# START OF Data listing

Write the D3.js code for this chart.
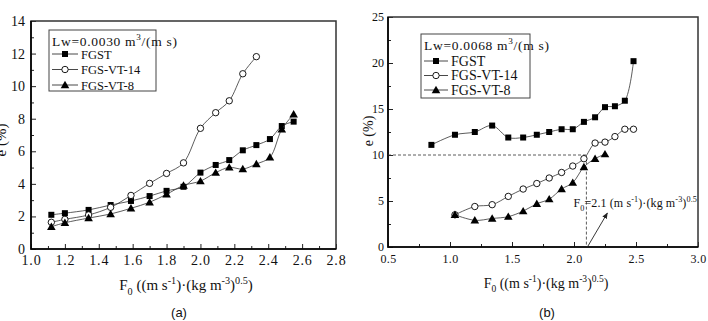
<!DOCTYPE html>
<html>
<head>
<meta charset="utf-8">
<script src="https://cdn.jsdelivr.net/npm/d3@7"></script>
<style>
body { margin: 0; background: #fff; }
svg { display: block; }
text { font-family: "Liberation Serif", "Times New Roman", serif; fill: #111; }
</style>
</head>
<body>
<svg id="chart" width="708" height="321"></svg>
<script>
// ---- panel (a): Lw = 0.0030
const aF = [1.12, 1.20, 1.34, 1.47, 1.59, 1.70, 1.80, 1.90, 2.00, 2.09, 2.17, 2.25, 2.33, 2.41, 2.48, 2.55];
const aFGST = [2.1, 2.2, 2.4, 2.7, 2.95, 3.25, 3.57, 3.82, 4.69, 5.16, 5.46, 6.06, 6.38, 6.75, 7.55, 7.82];
const aVT14 = [1.64, 1.82, 2.09, 2.56, 3.29, 4.03, 4.64, 5.29, 7.41, 8.37, 9.10, 10.76, 11.81];
const aVT8 = [1.37, 1.61, 1.90, 2.15, 2.50, 2.87, 3.36, 3.90, 4.17, 4.69, 5.01, 4.91, 5.22, 5.63, 7.35, 8.27];
const aXTicks = [1.0, 1.2, 1.4, 1.6, 1.8, 2.0, 2.2, 2.4, 2.6, 2.8];
const aYTicks = [0, 2, 4, 6, 8, 10, 12, 14];

// ---- panel (b): Lw = 0.0068
const bF = [0.85, 1.04, 1.20, 1.34, 1.47, 1.59, 1.70, 1.80, 1.90, 1.99, 2.08, 2.17, 2.25, 2.33, 2.41, 2.48];
const bFGST = [11.1, 12.2, 12.5, 13.2, 11.9, 11.9, 12.2, 12.5, 12.8, 12.8, 13.6, 14.1, 15.2, 15.3, 15.9, 20.2];
const bVT14 = [3.5, 4.4, 4.6, 5.5, 6.3, 6.9, 7.5, 8.1, 8.8, 9.6, 11.3, 11.4, 12.0, 12.8, 12.8];
const bVT8 = [3.5, 2.9, 3.1, 3.3, 3.9, 4.7, 5.2, 6.3, 7.0, 8.7, 9.6, 10.1];
const bXTicks = [0.5, 1.0, 1.5, 2.0, 2.5, 3.0];
const bYTicks = [0, 5, 10, 15, 20, 25];
const bMark = {f: 2.1, e: 10};

const seriesNames = ["FGST", "FGS-VT-14", "FGS-VT-8"];
const symbols = ["square", "circle", "triangle"];

const svg = d3.select("#chart");

// text with sub/superscripts; dy is carried over so no empty spans are needed
function rich(sel, parts, size) {
    let cur = 0;
    sel.selectAll("tspan").remove();
    parts.forEach(p => {
        const sh = p.sup ? -0.42 * size : p.sub ? 0.3 * size : 0;
        sel.append("tspan")
            .attr("dy", sh - cur)
            .style("font-size", (p.sup || p.sub) ? size * 0.68 + "px" : size + "px")
            .text(p.t);
        cur = sh;
    });
    return sel;
}

const axisLabel = [
    {t: "F"}, {t: "0", sub: true}, {t: " ((m s"}, {t: "-1", sup: true},
    {t: ")\u00b7(kg m"}, {t: "-3", sup: true}, {t: ")"}, {t: "0.5", sup: true}, {t: ")"}
];

function marker(g, kind, x, y) {
    if (kind === "square") {
        g.append("rect").attr("x", x - 3).attr("y", y - 3).attr("width", 6).attr("height", 6)
            .attr("fill", "#000");
    } else if (kind === "circle") {
        g.append("circle").attr("cx", x).attr("cy", y).attr("r", 3.2)
            .attr("fill", "#fff").attr("stroke", "#000").attr("stroke-width", 0.9);
    } else {
        g.append("path").attr("d", `M${x},${y - 4.2}L${x + 4.3},${y + 3.2}L${x - 4.3},${y + 3.2}Z`)
            .attr("fill", "#000");
    }
}

function drawPanel(cfg) {
    const x = d3.scaleLinear().domain(cfg.xDomain).range([cfg.left, cfg.right]);
    const y = d3.scaleLinear().domain(cfg.yDomain).range([cfg.bottom, cfg.top]);
    const g = svg.append("g");

    // minor ticks
    g.append("g").attr("transform", `translate(0,${cfg.bottom})`)
        .call(d3.axisBottom(x).tickValues(cfg.xMinor).tickSize(-3).tickFormat(""));
    g.append("g").attr("transform", `translate(${cfg.left},0)`)
        .call(d3.axisLeft(y).tickValues(cfg.yMinor).tickSize(-3).tickFormat(""));
    g.selectAll("text").remove();

    const xa = g.append("g").attr("transform", `translate(0,${cfg.bottom})`)
        .call(d3.axisBottom(x).tickValues(cfg.xTicks).tickSize(-5).tickPadding(cfg.xPad)
            .tickFormat(d3.format(".1f")));
    const ya = g.append("g").attr("transform", `translate(${cfg.left},0)`)
        .call(d3.axisLeft(y).tickValues(cfg.yTicks).tickSize(-5).tickPadding(cfg.yPad)
            .tickFormat(d3.format("d")));
    g.selectAll(".domain").remove();
    g.selectAll(".tick line").attr("stroke", "#222").attr("stroke-width", 1);
    [xa, ya].forEach(a => a.selectAll("text")
        .style("font-family", '"Liberation Serif", serif')
        .style("font-size", cfg.tickSize + "px").attr("fill", "#222"));
    xa.selectAll("text").style("letter-spacing", cfg.xSpacing + "px");

    // frame
    g.append("rect").attr("x", cfg.left).attr("y", cfg.top)
        .attr("width", cfg.right - cfg.left).attr("height", cfg.bottom - cfg.top)
        .attr("fill", "none").attr("stroke", "#333").attr("stroke-width", 1.5);
    g.append("path").attr("d", `M${cfg.left},${cfg.top}V${cfg.bottom}H${cfg.right}`)
        .attr("fill", "none").attr("stroke", "#000").attr("stroke-width", 1.6);

    if (cfg.extra) cfg.extra(g, x, y);

    const line = d3.line().x(d => x(d[0])).y(d => y(d[1])).curve(d3.curveCatmullRom.alpha(0.5));
    cfg.series.forEach((s, i) => {
        const pts = s.map((v, j) => [cfg.f[j + (cfg.offsets[i] || 0)], v]);
        g.append("path").attr("d", line(pts)).attr("fill", "none")
            .attr("stroke", "#333").attr("stroke-width", 0.8);
        pts.forEach(p => marker(g, symbols[i], x(p[0]), y(p[1])));
    });

    // legend
    const L = cfg.legend;
    g.append("rect").attr("x", L.x).attr("y", L.y).attr("width", L.w).attr("height", L.h)
        .attr("fill", "#fff").attr("stroke", "#444").attr("stroke-width", 1);
    rich(g.append("text").attr("x", L.x + 3).attr("y", L.y + 16).style("letter-spacing", "0.7px"),
        [{t: cfg.lw + " m"}, {t: "3", sup: true}, {t: "/(m s)"}], 13.5);
    seriesNames.forEach((n, i) => {
        const yy = L.y + L.row0 + i * L.dy;
        g.append("line").attr("x1", L.x + 3).attr("x2", L.x + 3 + L.lineW)
            .attr("y1", yy).attr("y2", yy).attr("stroke", "#333").attr("stroke-width", 0.9);
        marker(g, symbols[i], L.x + 3 + L.lineW / 2, yy);
        g.append("text").attr("x", L.x + 6 + L.lineW).attr("y", yy + 4.5)
            .style("font-size", L.font + "px").text(n);
    });

    // axis titles
    rich(g.append("text").attr("x", cfg.xLab[0]).attr("y", cfg.xLab[1]).attr("text-anchor", "middle"),
        axisLabel, cfg.labSize);
    g.append("text").attr("transform", `translate(${cfg.yLab[0]},${cfg.yLab[1]}) rotate(-90)`)
        .attr("text-anchor", "middle").style("font-size", cfg.labSize + "px").text("e (%)");
    g.append("text").attr("x", cfg.tag[0]).attr("y", cfg.tag[1]).attr("text-anchor", "middle")
        .style("font-family", '"Liberation Sans", Arial, sans-serif').style("font-size", "13px")
        .text(cfg.tagText);
}

drawPanel({
    left: 31, right: 336, top: 21, bottom: 249,
    xDomain: [1.0, 2.8], yDomain: [0, 14],
    xTicks: aXTicks, xMinor: d3.range(1.1, 2.8, 0.2), yTicks: aYTicks, yMinor: d3.range(1, 14, 2),
    xPad: 6, yPad: 6, tickSize: 14, xSpacing: 0.8,
    f: aF, series: [aFGST, aVT14, aVT8], offsets: [0, 0, 0],
    lw: "Lw=0.0030",
    legend: {x: 49, y: 30, w: 107, h: 61, row0: 24, dy: 15.5, lineW: 26, font: 12.5},
    xLab: [186, 290], yLab: [6, 140], labSize: 15,
    tag: [179, 317], tagText: "(a)"
});

drawPanel({
    left: 388, right: 698, top: 17, bottom: 247,
    xDomain: [0.5, 3.0], yDomain: [0, 25],
    xTicks: bXTicks, xMinor: d3.range(0.75, 3.0, 0.5), yTicks: bYTicks, yMinor: d3.range(2.5, 25, 5),
    xPad: 7, yPad: 4, tickSize: 12, xSpacing: 0.3,
    f: bF, series: [bFGST, bVT14, bVT8], offsets: [0, 1, 1],
    lw: "Lw=0.0068",
    legend: {x: 421, y: 34, w: 109, h: 64, row0: 27, dy: 14.5, lineW: 24, font: 14},
    xLab: [546, 288], yLab: [373, 131], labSize: 14,
    tag: [547, 317], tagText: "(b)",
    extra: (g, x, y) => {
        g.append("path")
            .attr("d", `M${x(0.5)},${y(bMark.e)}H${x(bMark.f)}V${y(0)}`)
            .attr("fill", "none").attr("stroke", "#333").attr("stroke-width", 0.8)
            .attr("stroke-dasharray", "3,2");
        svg.append("defs").append("marker").attr("id", "arr")
            .attr("viewBox", "0 0 10 10").attr("refX", 9).attr("refY", 5)
            .attr("markerWidth", 7).attr("markerHeight", 7).attr("orient", "auto")
            .append("path").attr("d", "M0,1L10,5L0,9Z").attr("fill", "#222");
        g.append("line").attr("x1", x(bMark.f) + 1).attr("y1", y(0))
            .attr("x2", x(bMark.f) + 21).attr("y2", y(0) - 34)
            .attr("stroke", "#222").attr("stroke-width", 0.9).attr("marker-end", "url(#arr)");
        const ann = g.append("text").attr("x", x(bMark.f) - 13).attr("y", 207);
        const annParts = [{t: "F"}, {t: "0", sub: true}, {t: "=2.1 (m s"}, {t: "-1", sup: true},
            {t: ")\u00b7(kg m"}, {t: "-3", sup: true}, {t: ")"}, {t: "0.5", sup: true}];
        rich(ann, annParts, 12);
        // small spacing tweak so the note ends at the panel edge, as in the original
        const nChars = annParts.map(p => p.t).join("").length;
        const w = ann.node().getComputedTextLength();
        const room = 697 - (x(bMark.f) - 13);
        ann.style("letter-spacing", Math.max(-0.4, Math.min(1, (room - w) / nChars)) + "px");
    }
});
</script>
</body>
</html>
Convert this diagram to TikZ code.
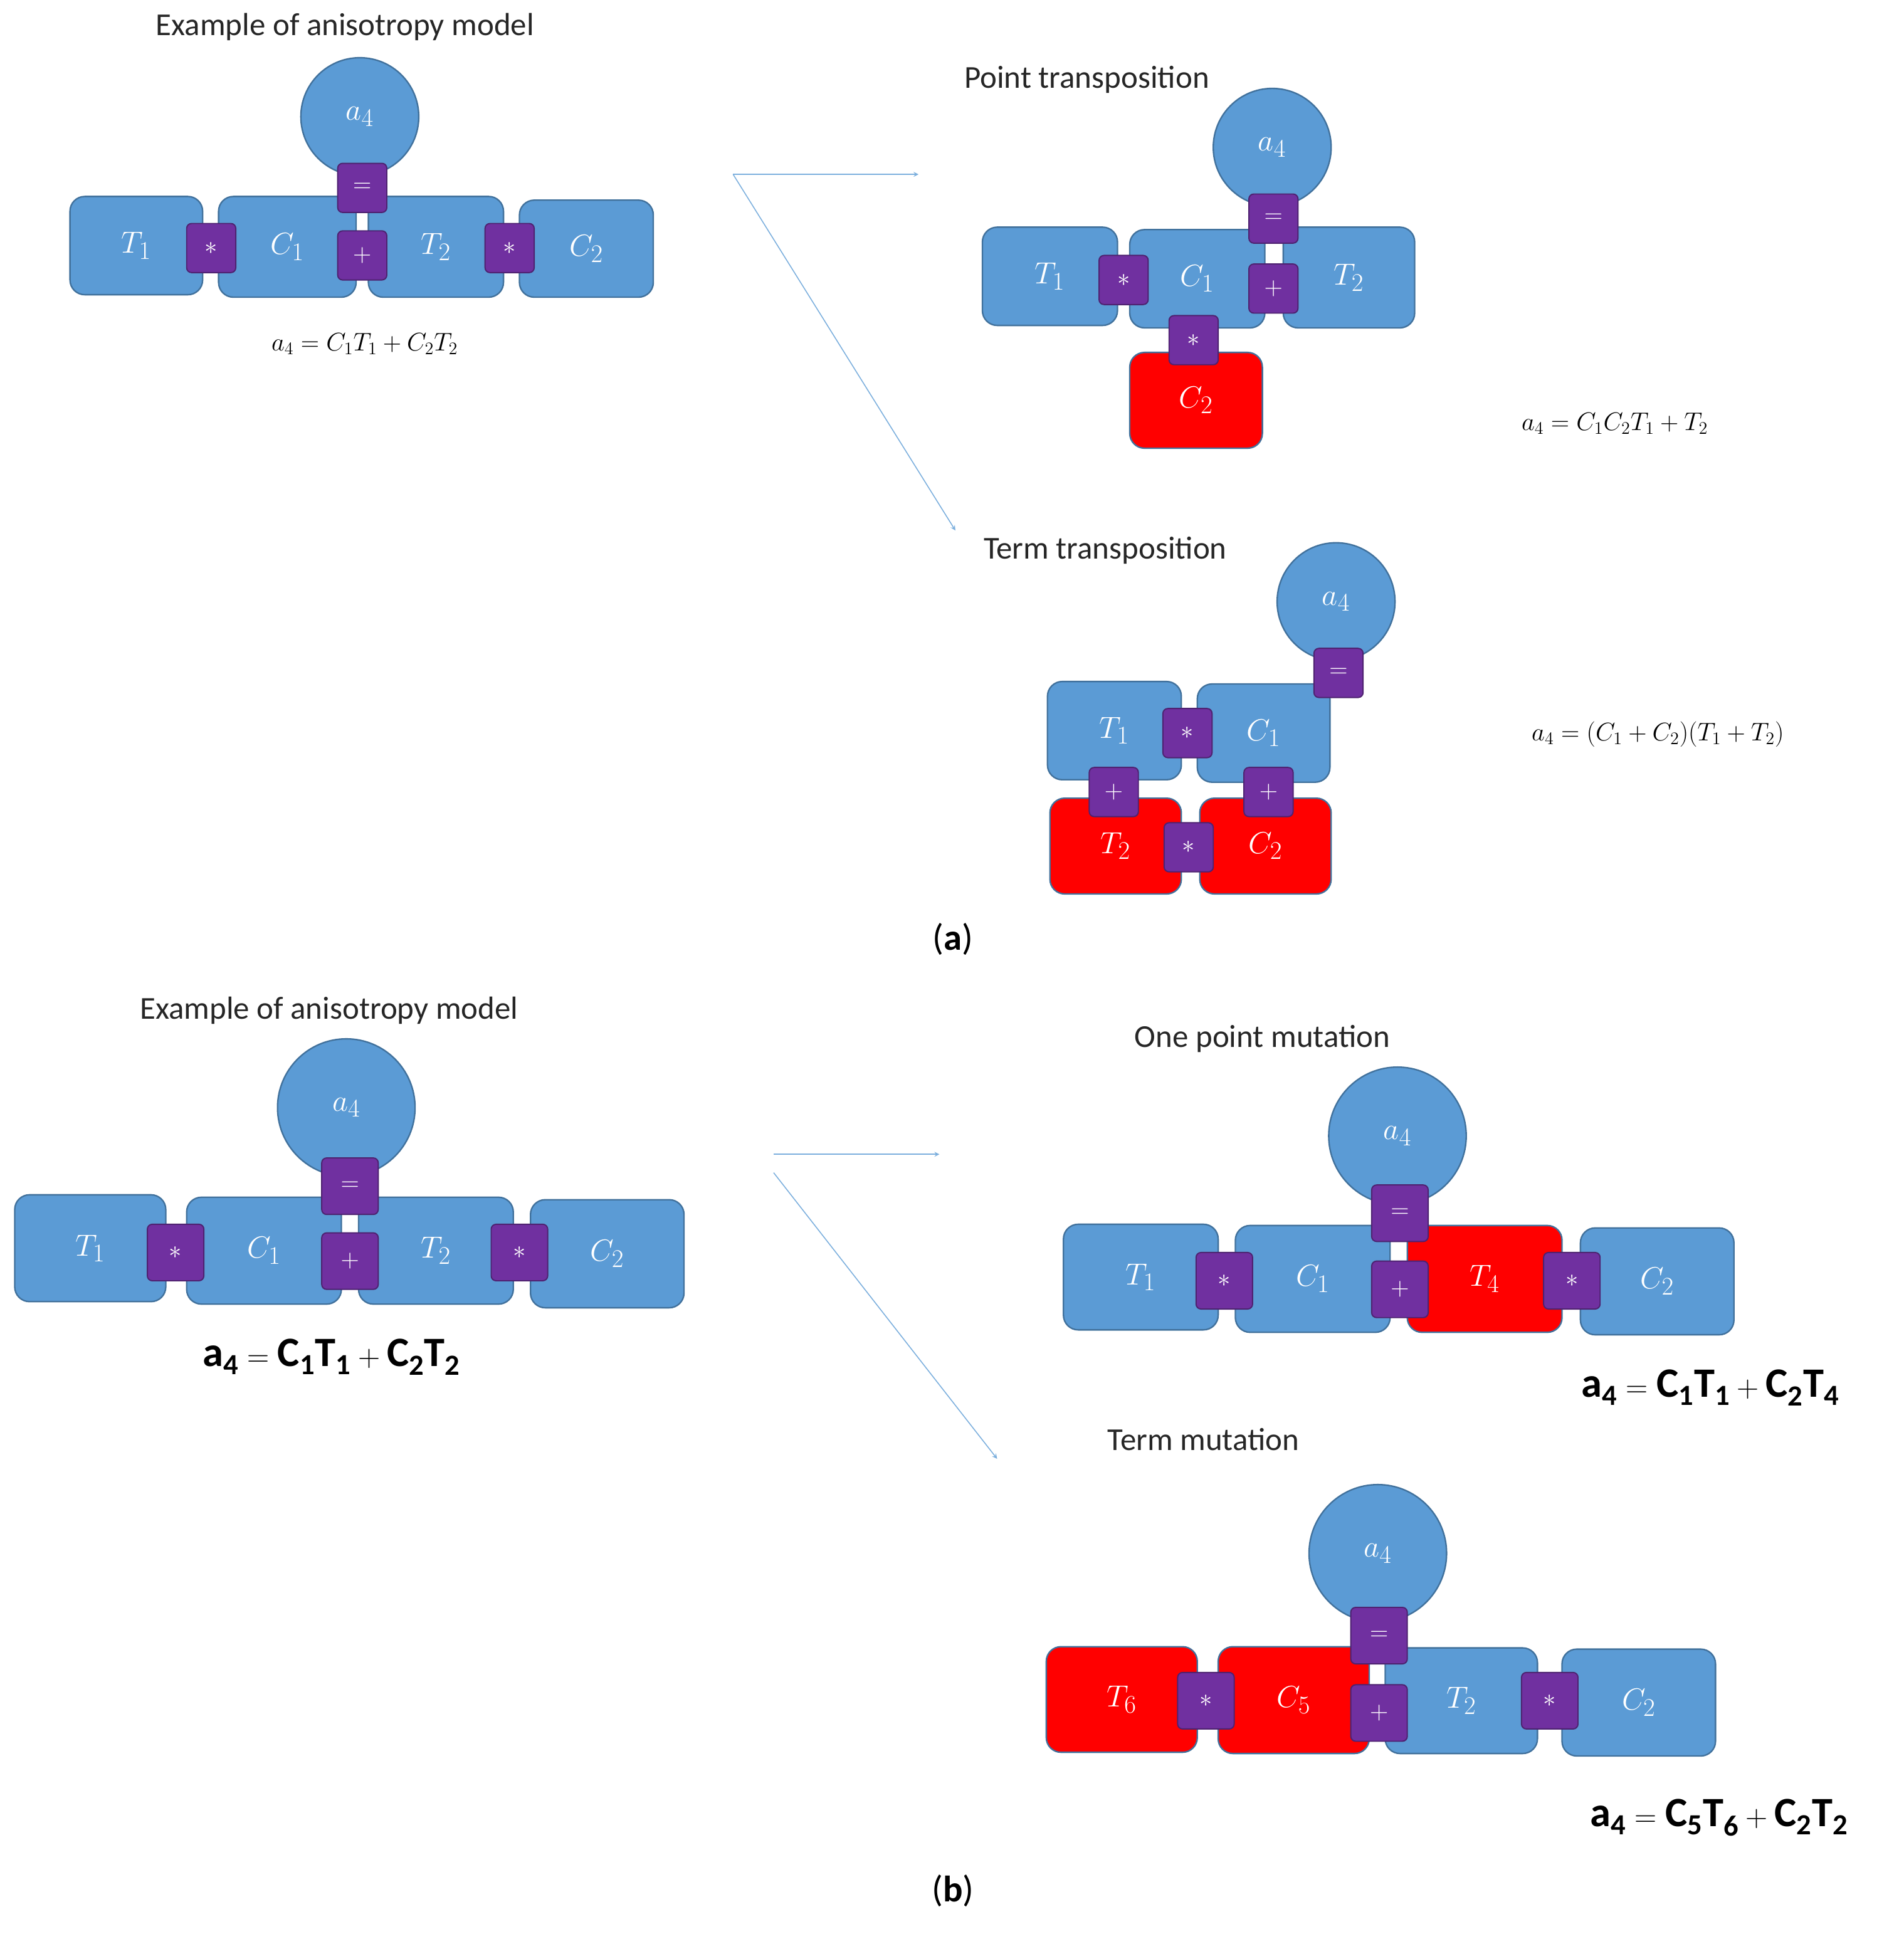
\documentclass[tikz,border=0pt]{standalone}
\usepackage{fontspec}
\setmainfont{Carlito}
\begin{document}
\begin{tikzpicture}[x=1pt,y=-1pt,
 blu/.style={fill=blue1,draw=blue2,line width=1.2pt,rounded corners=12pt},
 rd/.style={fill=red,draw=blue2,line width=1.2pt,rounded corners=12pt},
 op/.style={fill=purp,draw=purp!70!black,line width=1pt,rounded corners=4pt,minimum size=#1,inner sep=0pt,text=white,font=\fontsize{22}{24}\selectfont},
 op/.default=40pt,
 circ/.style={circle,fill=blue1,draw=blue2,line width=1.2pt,minimum size=#1,inner sep=0pt,text=white},
 lab/.style={text=white,font=\fontsize{28}{30}\selectfont},
 labb/.style={text=white,font=\fontsize{32}{34}\selectfont},
 ttl/.style={font=\fontsize{26}{30}\selectfont,text=black!85},
 arr/.style={draw=blue1!80,line width=0.8pt,-stealth}]
\definecolor{blue1}{HTML}{5B9BD5}
\definecolor{blue2}{HTML}{41719C}
\definecolor{purp}{HTML}{7030A0}
\useasboundingbox (0,0) rectangle (1550,1575);
\newcommand{\blk}[7]{\draw[#6] (#2,#3) rectangle (#4,#5) node[midway,lab] (#1) {$#7$};}
\newcommand{\blkb}[7]{\draw[#6] (#2,#3) rectangle (#4,#5) node[midway,labb] (#1) {$#7$};}
% ---- panel a, left
\node[ttl] (t1) at (281,22) {Example of anisotropy model};
\blk{a1}{57}{160}{165}{240}{blu}{T_1}
\blk{a2}{178}{160}{290}{242}{blu}{C_1}
\blk{a3}{300}{160}{410}{242}{blu}{T_2}
\blk{a4}{423}{163}{532}{242}{blu}{C_2}
\node[circ=96pt,lab] (ac) at (293,95) {$a_4$};
\node[op] (ao1) at (172,202) {$*$};
\node[op] (ao2) at (295,153) {$=$};
\node[op] (ao3) at (295,208) {$+$};
\node[op] (ao4) at (415,202) {$*$};
\node[font=\fontsize{22}{24}\selectfont] (af) at (297,280) {$a_4=C_1T_1+C_2T_2$};
% arrows
\coordinate (s1) at (597,142);
\coordinate (e1) at (748,142);
\coordinate (e2) at (778,432);
\draw[arr] (s1) -- (e1);
\draw[arr] (s1) -- (e2);
% point transposition
\node[ttl] (t2) at (885,65) {Point transposition};
\blk{p1}{800}{185}{910}{265}{blu}{T_1}
\blk{p2}{920}{187}{1030}{267}{blu}{C_1}
\blk{p3}{1045}{185}{1152}{267}{blu}{T_2}
\blk{p4}{920}{287}{1028}{365}{rd}{C_2}
\node[circ=96pt,lab] (pc) at (1036,120) {$a_4$};
\node[op] (po1) at (915,228) {$*$};
\node[op] (po2) at (1037,178) {$=$};
\node[op] (po3) at (1037,235) {$+$};
\node[op] (po4) at (972,277) {$*$};
\node[font=\fontsize{22}{24}\selectfont] (pf) at (1315,345) {$a_4=C_1C_2T_1+T_2$};
% term transposition
\node[ttl] (t3) at (900,448) {Term transposition};
\blk{q1}{853}{555}{962}{635}{blu}{T_1}
\blk{q2}{975}{557}{1083}{637}{blu}{C_1}
\blk{q3}{855}{650}{962}{728}{rd}{T_2}
\blk{q4}{977}{650}{1084}{728}{rd}{C_2}
\node[circ=96pt,lab] (qc) at (1088,490) {$a_4$};
\node[op] (qo1) at (1090,548) {$=$};
\node[op] (qo2) at (967,597) {$*$};
\node[op] (qo3) at (907,645) {$+$};
\node[op] (qo4) at (1033,645) {$+$};
\node[op] (qo5) at (968,690) {$*$};
\node[font=\fontsize{22}{24}\selectfont] (qf) at (1350,598) {$a_4=(C_1+C_2)(T_1+T_2)$};
\node[font=\fontsize{30}{32}\selectfont] (la) at (776,765) {(\textbf{a})};
% ---- panel b, left
\node[ttl] (t4) at (268,823) {Example of anisotropy model};
\blkb{b1}{12}{973}{135}{1060}{blu}{T_1}
\blkb{b2}{152}{975}{278}{1062}{blu}{C_1}
\blkb{b3}{292}{975}{418}{1062}{blu}{T_2}
\blkb{b4}{432}{977}{557}{1065}{blu}{C_2}
\node[circ=112pt,labb] (bc) at (282,902) {$a_4$};
\node[op=46pt] (bo1) at (143,1020) {$*$};
\node[op=46pt] (bo2) at (285,966) {$=$};
\node[op=46pt] (bo3) at (285,1027) {$+$};
\node[op=46pt] (bo4) at (423,1020) {$*$};
\node[font=\fontsize{34}{36}\selectfont] (bf) at (270,1105) {$\mathbf{a_4=C_1T_1+C_2T_2}$};
\coordinate (s2) at (630,940);
\coordinate (s3) at (630,955);
\coordinate (e3) at (765,940);
\coordinate (e4) at (812,1188);
\draw[arr] (s2) -- (e3);
\draw[arr] (s3) -- (e4);
% one point mutation
\node[ttl] (t5) at (1028,846) {One point mutation};
\blkb{m1}{866}{997}{992}{1083}{blu}{T_1}
\blkb{m2}{1006}{998}{1132}{1085}{blu}{C_1}
\blkb{m3}{1146}{998}{1272}{1085}{rd}{T_4}
\blkb{m4}{1287}{1000}{1412}{1087}{blu}{C_2}
\node[circ=112pt,labb] (mc) at (1138,925) {$a_4$};
\node[op=46pt] (mo1) at (997,1043) {$*$};
\node[op=46pt] (mo2) at (1140,988) {$=$};
\node[op=46pt] (mo3) at (1140,1050) {$+$};
\node[op=46pt] (mo4) at (1280,1043) {$*$};
\node[font=\fontsize{34}{36}\selectfont] (mf) at (1393,1130) {$\mathbf{a_4=C_1T_1+C_2T_4}$};
% term mutation
\node[ttl] (t6) at (980,1172) {Term mutation};
\blkb{n1}{852}{1341}{975}{1427}{rd}{T_6}
\blkb{n2}{992}{1341}{1115}{1428}{rd}{C_5}
\blkb{n3}{1128}{1342}{1252}{1428}{blu}{T_2}
\blkb{n4}{1272}{1343}{1397}{1430}{blu}{C_2}
\node[circ=112pt,labb] (nc) at (1122,1265) {$a_4$};
\node[op=46pt] (no1) at (982,1385) {$*$};
\node[op=46pt] (no2) at (1123,1332) {$=$};
\node[op=46pt] (no3) at (1123,1395) {$+$};
\node[op=46pt] (no4) at (1262,1385) {$*$};
\node[font=\fontsize{34}{36}\selectfont] (nf) at (1400,1480) {$\mathbf{a_4=C_5T_6+C_2T_2}$};
\node[font=\fontsize{30}{32}\selectfont] (lb) at (776,1540) {(\textbf{b})};
\end{tikzpicture}
\end{document}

# END OF Data listing

Exercise brief: Take the lines from the start of the material to the line with "const aYTicks = [0, 2, 4, 6, 8, 10, 12, 14];", both included, and transcribe them exactly without the pictures.

Final result:
Write the D3.js code for this chart.
<!DOCTYPE html>
<html>
<head>
<meta charset="utf-8">
<script src="https://cdn.jsdelivr.net/npm/d3@7"></script>
<style>
body { margin: 0; background: #fff; }
svg { display: block; }
text { font-family: "Liberation Serif", "Times New Roman", serif; fill: #111; }
</style>
</head>
<body>
<svg id="chart" width="708" height="321"></svg>
<script>
// ---- panel (a): Lw = 0.0030
const aF = [1.12, 1.20, 1.34, 1.47, 1.59, 1.70, 1.80, 1.90, 2.00, 2.09, 2.17, 2.25, 2.33, 2.41, 2.48, 2.55];
const aFGST = [2.1, 2.2, 2.4, 2.7, 2.95, 3.25, 3.57, 3.82, 4.69, 5.16, 5.46, 6.06, 6.38, 6.75, 7.55, 7.82];
const aVT14 = [1.64, 1.82, 2.09, 2.56, 3.29, 4.03, 4.64, 5.29, 7.41, 8.37, 9.10, 10.76, 11.81];
const aVT8 = [1.37, 1.61, 1.90, 2.15, 2.50, 2.87, 3.36, 3.90, 4.17, 4.69, 5.01, 4.91, 5.22, 5.63, 7.35, 8.27];
const aXTicks = [1.0, 1.2, 1.4, 1.6, 1.8, 2.0, 2.2, 2.4, 2.6, 2.8];
const aYTicks = [0, 2, 4, 6, 8, 10, 12, 14];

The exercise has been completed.